Steven R. Johnson accompanied Bill Porter on his trips to China in the later 1970's and contributed a number of striking black and white shots to Porter's Road to Heaven: Encounters with Chinese Hermits. Most of those photos reappear here. All sixty photos include portraits (the most evocative) of monks and hermits -- not all Buddhist, as the subtitle suggests -- plus natural settings like mountains, cloud-topped forests, valleys, bodies of water, and also temples, farmers at work, children, and city crowds.
The poems, translated by Mike O'Connor, are accompnied by the original Chinese, a likeable practice that suggests the translator's willingness to have his work measured by the original. On a continuum of styles reflected by some of the translators mentioned in the bibliography, O'Connor tends toward the minimalist, transcribing only the essential, nearly literal. Porter himself is not dissimilar in his own published translations of Cold Mountain (Han Shan) and Stone House. Because of the personal associations (of Porter, O'Connor, Gary Snyder, photographer Johnson), one could almost call this a Port Townsend style, or Pacific Northwest style. Other translators -- Witter Brynner, A. C. Graham, Burton Watson, and Pauline Yu, are more effusive in their renderings, more representative of literary scholars who do not want to sacrifice meaning for lyricism. But O'Connor is terse without being enigmatic, obscure, or choppy, and it is a style compatiible with, indeed, complimentary to, the black and white representations of Johnson.

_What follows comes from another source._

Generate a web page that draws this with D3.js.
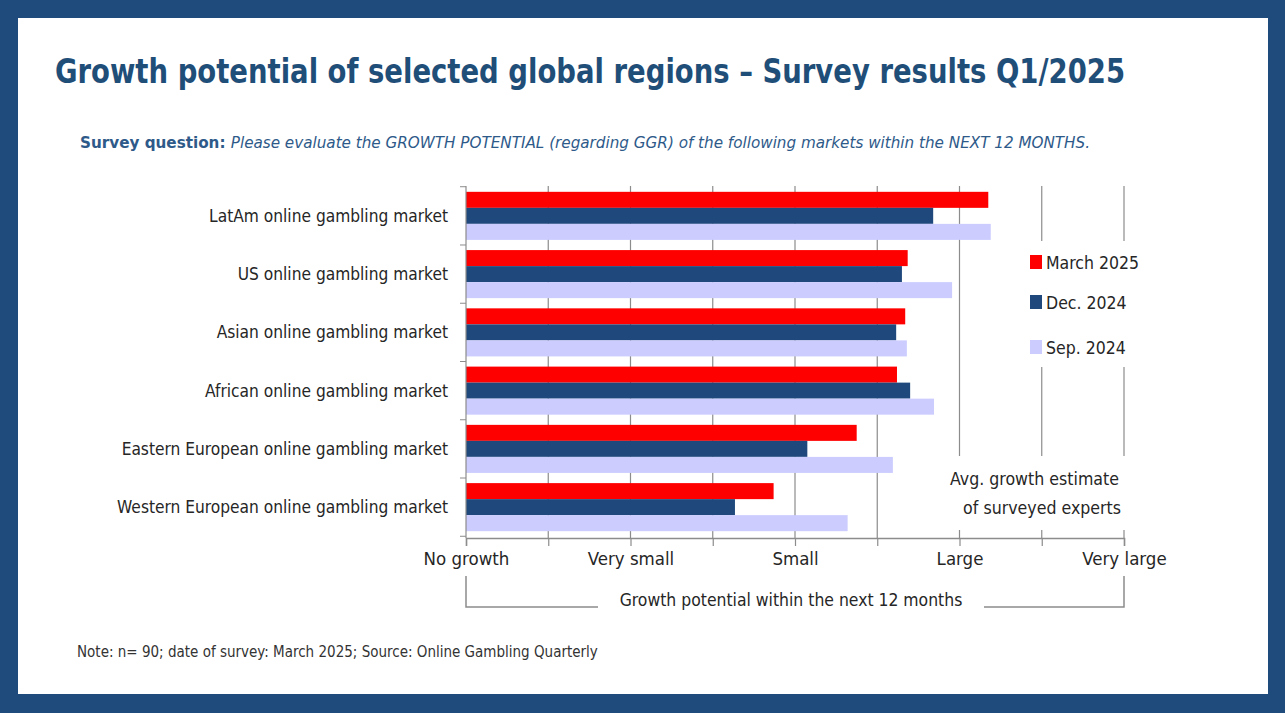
<!DOCTYPE html>
<html>
<head>
<meta charset="utf-8">
<title>Growth potential of selected global regions</title>
<script src="https://d3js.org/d3.v7.min.js"></script>
<style>
  body { margin: 0; background: #1e4a7c; }
  text { font-family: "Liberation Sans Narrow", "DejaVu Sans Condensed", sans-serif; }
</style>
</head>
<body>
<div id="chart"></div>
<script>

// markets, top to bottom
const markets = [
  "LatAm online gambling market",
  "US online gambling market",
  "Asian online gambling market",
  "African online gambling market",
  "Eastern European online gambling market",
  "Western European online gambling market"
];

const seriesNames = ["March 2025", "Dec. 2024", "Sep. 2024"];

// average growth estimate, 0 = no growth ... 8 = very large
const march2025 = [6.35, 5.37, 5.34, 5.24, 4.75, 3.74];
const dec2024   = [5.68, 5.30, 5.23, 5.40, 4.15, 3.27];
const sep2024   = [6.38, 5.91, 5.36, 5.69, 5.19, 4.64];

const tickValues = [0, 1, 2, 3, 4, 5, 6, 7, 8];
const tickLabels = ["No growth", "", "Very small", "", "Small", "", "Large", "", "Very large"];

const colors = ["#ff0000", "#1f497d", "#ccccff"];

const W = 1285, H = 713;

let svg = d3.select("#chart")
  .append("svg")
  .attr("width", W)
  .attr("height", H)
  .style("display", "block");

// frame
svg.append("rect").attr("width", W).attr("height", H).attr("fill", "#1e4a7c");
svg.append("rect")
  .attr("x", 18).attr("y", 18)
  .attr("width", 1250).attr("height", 676)
  .attr("fill", "#fff");

// title
svg.append("text")
  .attr("x", 55).attr("y", 83)
  .attr("font-size", 34)
  .attr("font-weight", "bold")
  .attr("fill", "#1f4e79")
  .attr("textLength", 1070)
  .attr("lengthAdjust", "spacingAndGlyphs")
  .text("Growth potential of selected global regions \u2013 Survey results Q1/2025");

let q = svg.append("text")
  .attr("x", 80).attr("y", 148)
  .attr("font-size", 16)
  .attr("fill", "#2e5a8a")
  .attr("textLength", 1010)
  .attr("lengthAdjust", "spacingAndGlyphs");
q.append("tspan").attr("font-weight", "bold").text("Survey question: ");
q.append("tspan").attr("font-style", "italic")
  .text("Please evaluate the GROWTH POTENTIAL (regarding GGR) of the following markets within the NEXT 12 MONTHS.");

// scales
let x = d3.scaleLinear().domain([0, 8]).range([466, 1124]);

let y = d3.scaleBand()
  .domain(markets)
  .range([186, 537])
  .paddingInner(0.175)
  .paddingOuter(0.1);

let y1 = d3.scaleBand()
  .domain(seriesNames)
  .range([0, y.bandwidth()]);

const axisY = 538;

// vertical gridlines
svg.append("g")
  .selectAll("line")
  .data(tickValues.slice(1))
  .enter()
  .append("line")
  .attr("x1", d => x(d)).attr("x2", d => x(d))
  .attr("y1", 186).attr("y2", axisY)
  .attr("stroke", "#8c8c8c")
  .attr("stroke-width", 1.2);

// bars
let rows = markets.map((m, i) => ({
  market: m,
  values: [march2025[i], dec2024[i], sep2024[i]]
}));

svg.append("g")
  .selectAll("g")
  .data(rows)
  .enter()
  .append("g")
  .attr("transform", d => "translate(0," + y(d.market) + ")")
  .selectAll("rect")
  .data(d => d.values.map((v, k) => ({ name: seriesNames[k], v: v, k: k })))
  .enter()
  .append("rect")
  .attr("x", x(0))
  .attr("y", d => y1(d.name))
  .attr("width", d => x(d.v) - x(0))
  .attr("height", y1.bandwidth())
  .attr("fill", d => colors[d.k]);

// white areas behind legend and note (they cut the gridlines)
svg.append("rect").attr("x", 1020).attr("y", 241).attr("width", 125).attr("height", 126).attr("fill", "#fff");
svg.append("rect").attr("x", 940).attr("y", 456).attr("width", 190).attr("height", 74).attr("fill", "#fff");

// left axis with category labels
let yAxis = d3.axisLeft(y).tickSize(0).tickPadding(18);
let gy = svg.append("g")
  .attr("transform", "translate(" + x(0) + ",0)")
  .call(yAxis);
gy.select(".domain").attr("stroke", "#8c8c8c").attr("stroke-width", 1.2).attr("d", "M0,186V" + axisY);
gy.selectAll("text")
  .attr("font-size", 17.2)
  .attr("fill", "#262626")
  .attr("dy", (d) => (y1(seriesNames[1]) + y1.bandwidth() / 2 - y.bandwidth() / 2 + 6) + "px");

// small ticks between categories
let bounds = markets.map(m => y(m) - y.step() * y.paddingInner() / 2);
bounds.push(y(markets[markets.length - 1]) + y.bandwidth() + y.step() * y.paddingInner() / 2);
svg.append("g")
  .selectAll("line")
  .data(bounds)
  .enter()
  .append("line")
  .attr("x1", x(0) - 6).attr("x2", x(0))
  .attr("y1", d => d).attr("y2", d => d)
  .attr("stroke", "#8c8c8c");

// bottom axis
let xAxis = d3.axisBottom(x)
  .tickValues(tickValues)
  .tickSize(8)
  .tickPadding(6)
  .tickFormat((d, i) => tickLabels[i]);

let gx = svg.append("g")
  .attr("transform", "translate(0," + axisY + ")")
  .call(xAxis);
gx.select(".domain").attr("stroke", "#8c8c8c").attr("stroke-width", 1.5);
gx.selectAll(".tick line").attr("stroke", "#8c8c8c").attr("stroke-width", 1.2);
gx.selectAll(".tick text").attr("font-size", 18.5).attr("fill", "#262626");

// bracket with axis title
svg.append("path")
  .attr("d", "M" + x(0) + ",576V607H598M984,607H" + x(8) + "V576")
  .attr("fill", "none")
  .attr("stroke", "#8c8c8c")
  .attr("stroke-width", 1.5);
svg.append("text")
  .attr("x", 791).attr("y", 606)
  .attr("text-anchor", "middle")
  .attr("font-size", 17.4)
  .attr("fill", "#262626")
  .text("Growth potential within the next 12 months");

// legend
let legendY = [262, 302, 347];
let lg = svg.append("g")
  .selectAll("g")
  .data(seriesNames)
  .enter()
  .append("g")
  .attr("transform", (d, i) => "translate(1030," + legendY[i] + ")");
lg.append("rect")
  .attr("x", 0).attr("y", -7)
  .attr("width", 12).attr("height", 14)
  .attr("fill", (d, i) => colors[i]);
lg.append("text")
  .attr("x", 16).attr("y", 7)
  .attr("font-size", 17.5)
  .attr("fill", "#262626")
  .text(d => d);

// note inside plot
svg.append("text")
  .attr("x", 1119).attr("y", 485)
  .attr("text-anchor", "end")
  .attr("font-size", 17.6)
  .attr("fill", "#262626")
  .text("Avg. growth estimate");
svg.append("text")
  .attr("x", 1121).attr("y", 514)
  .attr("text-anchor", "end")
  .attr("font-size", 17.6)
  .attr("fill", "#262626")
  .text("of surveyed experts");

// source note
svg.append("text")
  .attr("x", 77).attr("y", 657)
  .attr("font-size", 15)
  .attr("fill", "#333")
  .text("Note: n= 90; date of survey: March 2025; Source: Online Gambling Quarterly");

</script>
</body>
</html>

The familiar poets are well represented: Ch'i-chi, Han Shan, Po Chu-i, and Wang-wei, but there is welcome variety. Four different poems pursue the theme of "seeking the hermit but not finding him." Occasionally, a familiar photograph from Porter's book does not sit well with the matched poem because we know the story behind the photo. Or a new photo will require a moment to reconcile with the selected poem because the photo lacks the sense of anonymity that the poem represents, especially the case with photos of human structures like pagodas and temples and street scenes. But overall the idea works nicely, and makes a book enjoyable for browsing, reflecting, and provoking thought.
Coffee table book, then? The metaphor must be changed from coffee, but it is certainly a unique book worth sharing with visitors who come for tea. The book includes identifying notes to the photographs, bibliography, biographies of the poets, and an index of poems.